How to find kernel of a homomorphism? Given $G$ is a group and there is a homomorphism $\Bbb Z → G$ given by $φ(1) = a$, what is $\ker φ$, and $\Bbb Z/\ker φ$?
Since I don't know what is identity of $G$, I cannot identify kernel.
My guess is that kernel is just $\{0\}$ or $\Bbb Z$ because $1$ generates the  whole group $\Bbb Z$ so that $φ(n) = an$. To have $0= an$, either $a$ or $n$ need to be $0$. 
However, if my guess was right, $\Bbb Z/\ker φ$ becomes $\Bbb Z$ or $\Bbb Z/\Bbb Z$, which I don't feel right. What is mistake in my guess?
 A: As $1$ is a generator of $\mathbb{Z}$, the homomorphism is completely determined by the image of $1$. By the first isomorphism theorem we get $$\mathbb{Z}/ \text{ker}(\varphi) \cong \text{im}(\varphi) = \lbrace a^n \mid n \in \mathbb{Z} \rbrace.$$ Thus everything depends on the order of the element $a$. If the order of $a$ is finite, say $n$, then the image will be a group with $n$ elements, such that the quotient also will have $n$ elements. As one knows all the subgroups of $\mathbb{Z}$ (namely $m\mathbb{Z}$ for some natural number $m$), you will know the kernel and the quotient. By the latter you will also see what happens if the order of $a$ is not finite.
A: To take an important example, what about the canonical submersion $\varphi: \Bbb Z\to \dfrac{\Bbb Z}{n\Bbb Z}$?  The kernel is $n\Bbb Z$.
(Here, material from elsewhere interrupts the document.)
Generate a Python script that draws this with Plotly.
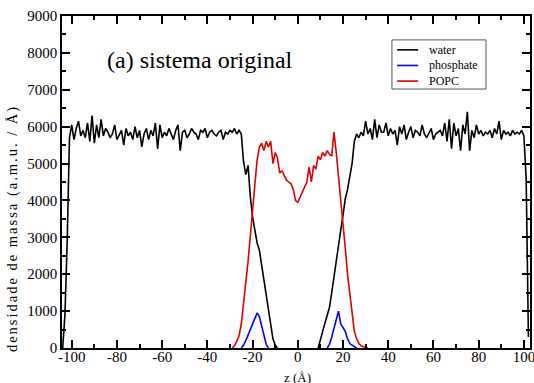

In general,  the kernel of a homomorphism is a subgroup.   The only (nontrivial) subgroups of $\Bbb Z$ are $n\Bbb Z$ for some $n$. 
Note that we will have $n=\vert a\vert$, where $\varphi (1)=a$.
So, either the kernel is infinite and $\Bbb Z/\operatorname {ker}\varphi\cong\Bbb Z_n$, the kernel is trivial and $\Bbb Z/\operatorname {ker}\varphi\cong\Bbb Z$, or $\varphi $ could be the zero homomorphism, in which case $\Bbb Z/\operatorname {ker}\varphi\cong\{e\}$.
A: The image of $\varphi$ is, by definition, the (cyclic) subgroup $\langle\mkern 1mu a\mkern 1mu\rangle\subset G$ generated by $a$, and the kernel is generated by the smallest $n>0$ such that $na =0$, i.e. by the order $o(a)$. 
Thus $\mathbf Z/\ker\varphi=\mathbf Z/\bigl(o(a)\bigr)$.